In spring of 2012, i had my first real set back, tearing two pulleys in my left hand, making it impossible to climb or do anything that involved gripping. This sent me back to primarily backpacking and some road biking. I still enjoyed backpacking thoroughly and the desert southwest was one of my favorite spots to visit, going to Horseshoe canyon, Zion, Bryce, and leading a group of first time backpackers through the needles district of canyonlands. Trips were done anytime school wasn’t in session, although college had to come first most of the time.
I graduated at the start of the summer of 2012, and with school out of the way and working a 9-5 job Monday through Friday, my weekends were always open with no more schoolwork. I spent some of these weekends backpacking, going back out to the Wind Rivers for a loop hike of the southern end, and taking my most extensive trip to date through Zion, linking up the grand traverse and the narrows. All these trips were great; however I still really wanted to climb. 14ers became the new middle ground, mixing in some easy scrambling I could do without re-injuring myself with backpacking and hiking. By the end of the summer, my hand had healed, however I had lost a lot of my contact strength and endurance, so I began training again at the gym for the upcoming ice season, mountaineering on the weekends that the weather looked enjoyable. I also decided to set myself some new goals for the next year. The Colorado trail, the Utah highline trail, and the John Muir trail have been on my “list” for a few years, and I decided this year I will do all three. I also intend on finishing off as many 14ers as I can, to date climbing 23 peaks since august. 7 of those have been during the calendar winter, with unsuccessful attempts on 3 others during the calendar winter. My ice climbing/ rock climbing season came to another abrupt halt after tearing something in my shoulder after a trip up to Bozeman in early December. Frustrated with yet another injury, I decided that just sticking with mountaineering and backpacking might be the best idea until my shoulder has healed, and if I’m careful, my shoulder would be 100% for the summer climbing season.

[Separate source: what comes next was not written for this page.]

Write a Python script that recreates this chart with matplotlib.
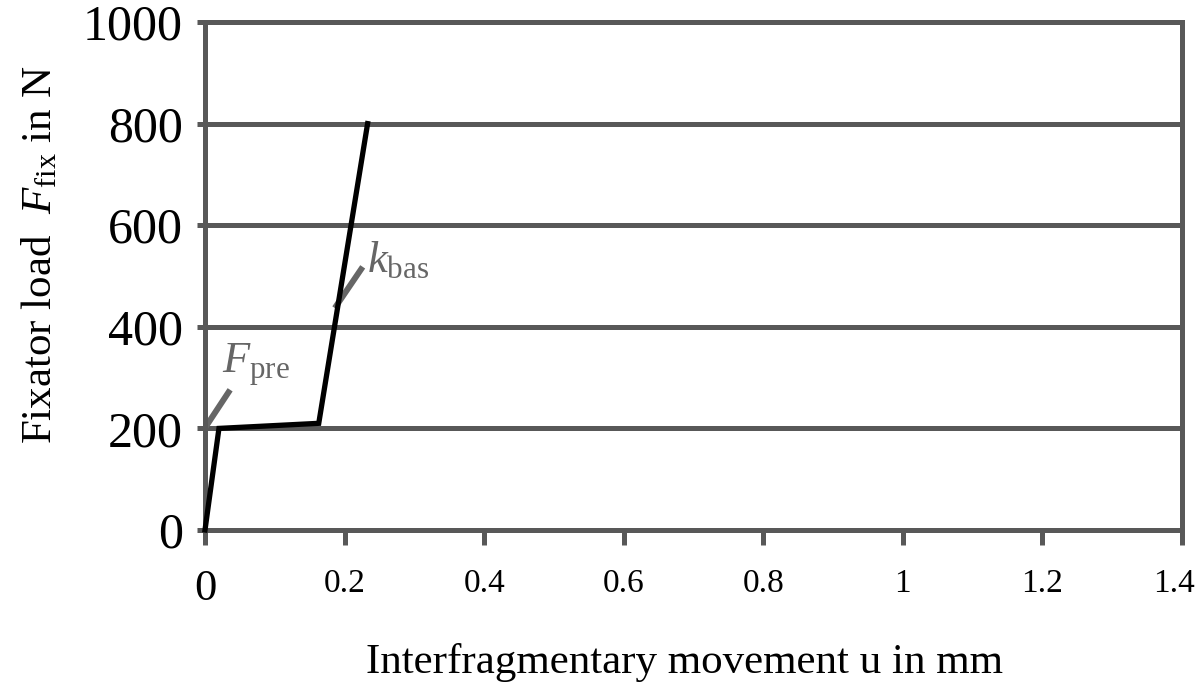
import matplotlib
matplotlib.use("Agg")
import matplotlib.pyplot as plt
from matplotlib.transforms import ScaledTranslation

plt.rcParams['font.family'] = ['Liberation Serif', 'DejaVu Serif']
plt.rcParams['mathtext.fontset'] = 'custom'
plt.rcParams['mathtext.rm'] = 'Liberation Serif'
plt.rcParams['mathtext.it'] = 'Liberation Serif:italic'

u_mm = [0.0, 0.02, 0.163, 0.233]
F_N = [0, 200, 210, 800]
x_ticks = [0, 0.2, 0.4, 0.6, 0.8, 1.0, 1.2, 1.4]
x_labels = ['0', '0.2', '0.4', '0.6', '0.8', '1', '1.2', '1.4']
y_ticks = [0, 200, 400, 600, 800, 1000]

grid_c = '#585858'
lead_c = '#666666'
fig = plt.figure(figsize=(12, 6.92), dpi=100)
ax = fig.add_axes([205/1200, 1-530/692, 977/1200, 508/692])
ax.set_xlim(0, 1.4)
ax.set_ylim(0, 1000)
for y in y_ticks:
    ax.axhline(y, color=grid_c, lw=3.6, zorder=1, clip_on=False)
for s in ['top', 'bottom']:
    ax.spines[s].set_visible(False)
for s in ['left', 'right']:
    ax.spines[s].set_color(grid_c)
    ax.spines[s].set_linewidth(3.6)
ax.plot(u_mm, F_N, color='black', lw=3.8, zorder=3, solid_joinstyle='miter', clip_on=False)

ax.set_xticks(x_ticks)
ax.set_xticklabels(x_labels, fontsize=24)
ax.set_yticks(y_ticks)
ax.set_yticklabels([str(v) for v in y_ticks], fontsize=36)
ax.tick_params(axis='x', length=10.8, width=3.6, color=grid_c, pad=17, direction='out')
ax.tick_params(axis='y', length=5.8, width=3.6, color=grid_c, pad=10, direction='out')
xtl = ax.get_xticklabels()
xtl[0].set_fontsize(32)
last = xtl[-1]
last.set_transform(last.get_transform() + ScaledTranslation(-8/100, 0, fig.dpi_scale_trans))

fig.text(685/1200, 1-673/692, 'Interfragmentary movement u in mm', fontsize=31,
         ha='center', va='baseline')
fig.text(40/1200, 1-255/692, r'Fixator load  $F_{\mathrm{fix}}$ in N', fontsize=31,
         rotation=90, ha='center', va='center')

# annotations
ax.plot([0.0, 0.036], [201, 276], color=lead_c, lw=4.3, zorder=2, solid_capstyle='butt')
ax.text(0.024, 309, r'$F_{\mathrm{pre}}$', fontsize=32, color=lead_c, va='baseline')
ax.plot([0.186, 0.226], [437, 518], color=lead_c, lw=4.3, zorder=2, solid_capstyle='butt')
ax.text(0.232, 508, r'$k_{\mathrm{bas}}$', fontsize=32, color=lead_c, va='baseline')

fig.savefig('out.png', dpi=100)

My goals for this year are:
Complete the Colorado trail over consecutive weekends. Depending on the snow pack I would like to start at the end of May.
Complete the Utah highline trail in July, traveling from west to east, with the Utah high point of Kings Peak as a side trip (July 4th – 7th)

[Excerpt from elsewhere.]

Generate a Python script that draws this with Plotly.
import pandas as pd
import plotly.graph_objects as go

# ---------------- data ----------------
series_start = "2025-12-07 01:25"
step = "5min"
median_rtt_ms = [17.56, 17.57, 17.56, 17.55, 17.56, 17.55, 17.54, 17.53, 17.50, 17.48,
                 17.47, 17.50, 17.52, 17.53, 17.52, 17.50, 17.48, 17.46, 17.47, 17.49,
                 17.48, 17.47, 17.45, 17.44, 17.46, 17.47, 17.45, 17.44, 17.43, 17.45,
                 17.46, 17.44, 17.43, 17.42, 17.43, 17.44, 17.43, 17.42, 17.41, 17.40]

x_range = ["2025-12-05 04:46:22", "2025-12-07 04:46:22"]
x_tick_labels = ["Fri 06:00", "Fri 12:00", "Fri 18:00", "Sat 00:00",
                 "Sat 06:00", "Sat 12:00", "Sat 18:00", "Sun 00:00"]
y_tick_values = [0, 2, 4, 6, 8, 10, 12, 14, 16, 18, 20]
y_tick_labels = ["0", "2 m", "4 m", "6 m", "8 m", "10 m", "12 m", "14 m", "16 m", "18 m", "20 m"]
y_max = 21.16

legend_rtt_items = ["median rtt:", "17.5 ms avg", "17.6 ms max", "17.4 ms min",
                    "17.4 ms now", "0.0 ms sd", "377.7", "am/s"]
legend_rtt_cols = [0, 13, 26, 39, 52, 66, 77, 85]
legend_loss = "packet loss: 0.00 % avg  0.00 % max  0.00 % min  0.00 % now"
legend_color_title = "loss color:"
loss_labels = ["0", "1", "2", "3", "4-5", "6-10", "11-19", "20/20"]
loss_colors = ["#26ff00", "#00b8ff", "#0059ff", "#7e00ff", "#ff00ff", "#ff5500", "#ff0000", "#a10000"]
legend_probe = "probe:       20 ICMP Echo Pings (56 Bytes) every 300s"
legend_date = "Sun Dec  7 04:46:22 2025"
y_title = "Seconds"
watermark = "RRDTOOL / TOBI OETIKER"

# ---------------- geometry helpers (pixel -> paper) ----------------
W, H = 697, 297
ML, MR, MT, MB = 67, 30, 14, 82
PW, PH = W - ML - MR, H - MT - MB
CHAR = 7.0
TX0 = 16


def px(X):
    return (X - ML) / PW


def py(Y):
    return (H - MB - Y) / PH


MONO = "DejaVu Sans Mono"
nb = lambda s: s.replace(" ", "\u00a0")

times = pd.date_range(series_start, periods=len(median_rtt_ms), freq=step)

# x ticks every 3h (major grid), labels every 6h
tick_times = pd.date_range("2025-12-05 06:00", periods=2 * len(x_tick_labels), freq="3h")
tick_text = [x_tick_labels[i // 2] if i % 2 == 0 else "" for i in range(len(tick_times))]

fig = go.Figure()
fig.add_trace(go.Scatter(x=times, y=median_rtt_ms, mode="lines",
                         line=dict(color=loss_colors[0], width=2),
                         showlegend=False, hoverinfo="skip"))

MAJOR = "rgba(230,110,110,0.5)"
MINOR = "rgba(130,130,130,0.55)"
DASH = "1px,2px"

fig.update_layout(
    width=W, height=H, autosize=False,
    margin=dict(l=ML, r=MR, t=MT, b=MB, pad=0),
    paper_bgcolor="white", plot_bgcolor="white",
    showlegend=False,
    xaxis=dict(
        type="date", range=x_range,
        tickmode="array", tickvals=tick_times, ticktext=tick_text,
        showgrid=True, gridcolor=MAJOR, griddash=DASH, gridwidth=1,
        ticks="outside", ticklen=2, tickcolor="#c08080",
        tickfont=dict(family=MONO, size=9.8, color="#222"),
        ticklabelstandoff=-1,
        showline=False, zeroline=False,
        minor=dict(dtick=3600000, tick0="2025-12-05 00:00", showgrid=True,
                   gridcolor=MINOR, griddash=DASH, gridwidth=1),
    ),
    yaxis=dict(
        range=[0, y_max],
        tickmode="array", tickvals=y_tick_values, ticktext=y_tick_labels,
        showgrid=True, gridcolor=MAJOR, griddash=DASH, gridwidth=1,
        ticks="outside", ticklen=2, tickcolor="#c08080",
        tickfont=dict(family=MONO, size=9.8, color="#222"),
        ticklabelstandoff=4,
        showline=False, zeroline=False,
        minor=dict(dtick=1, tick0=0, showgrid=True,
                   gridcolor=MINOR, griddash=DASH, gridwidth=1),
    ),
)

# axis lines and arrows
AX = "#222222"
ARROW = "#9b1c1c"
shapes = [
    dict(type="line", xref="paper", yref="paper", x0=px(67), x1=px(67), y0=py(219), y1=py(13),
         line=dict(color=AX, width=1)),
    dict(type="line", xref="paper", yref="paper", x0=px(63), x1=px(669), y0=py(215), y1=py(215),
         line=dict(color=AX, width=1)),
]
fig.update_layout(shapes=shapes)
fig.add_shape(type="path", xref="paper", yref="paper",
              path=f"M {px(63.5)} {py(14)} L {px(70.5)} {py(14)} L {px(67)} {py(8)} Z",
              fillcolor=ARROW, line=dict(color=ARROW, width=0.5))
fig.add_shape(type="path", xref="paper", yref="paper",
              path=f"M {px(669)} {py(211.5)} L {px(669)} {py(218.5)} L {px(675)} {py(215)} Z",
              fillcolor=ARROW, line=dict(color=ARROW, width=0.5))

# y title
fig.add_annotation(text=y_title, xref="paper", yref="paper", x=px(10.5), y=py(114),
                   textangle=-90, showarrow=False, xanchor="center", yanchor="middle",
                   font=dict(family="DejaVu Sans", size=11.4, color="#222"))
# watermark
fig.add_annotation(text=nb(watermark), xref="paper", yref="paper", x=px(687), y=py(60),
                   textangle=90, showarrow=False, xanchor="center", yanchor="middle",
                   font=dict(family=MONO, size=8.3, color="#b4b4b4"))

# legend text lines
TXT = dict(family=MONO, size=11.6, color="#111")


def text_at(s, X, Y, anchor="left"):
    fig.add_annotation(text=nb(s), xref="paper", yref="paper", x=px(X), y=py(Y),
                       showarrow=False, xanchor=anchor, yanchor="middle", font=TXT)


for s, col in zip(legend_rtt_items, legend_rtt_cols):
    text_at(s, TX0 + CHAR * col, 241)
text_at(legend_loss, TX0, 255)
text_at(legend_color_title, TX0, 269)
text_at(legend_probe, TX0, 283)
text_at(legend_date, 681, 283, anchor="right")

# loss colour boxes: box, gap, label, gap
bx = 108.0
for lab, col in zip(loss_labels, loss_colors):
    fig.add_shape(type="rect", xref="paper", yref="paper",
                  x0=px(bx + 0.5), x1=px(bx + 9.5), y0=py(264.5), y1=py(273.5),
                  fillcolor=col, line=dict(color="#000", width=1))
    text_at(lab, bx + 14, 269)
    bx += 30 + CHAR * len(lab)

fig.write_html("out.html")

Complete the John Muir Trail – because I did not get a permit through the Yosemite lottery, I will be doing the route “backwards” from south to north. I will also be entering through the cottonwood lakes trailhead to avoid the Whitney portal lottery system. If the trip goes as I’ve envisioned it, I will be summiting 13 of the California 14ers while I’m out there. (August 17- September 2nd)
Complete the Colorado 14ers – If I can finish them before august 11th, I will have completed them in one calendar year.
Complete my first half marathon – I signed up for the Georgetown to Idaho springs half marathon on august 10th with a few friends, and I’m shooting for a sub 2 hour run.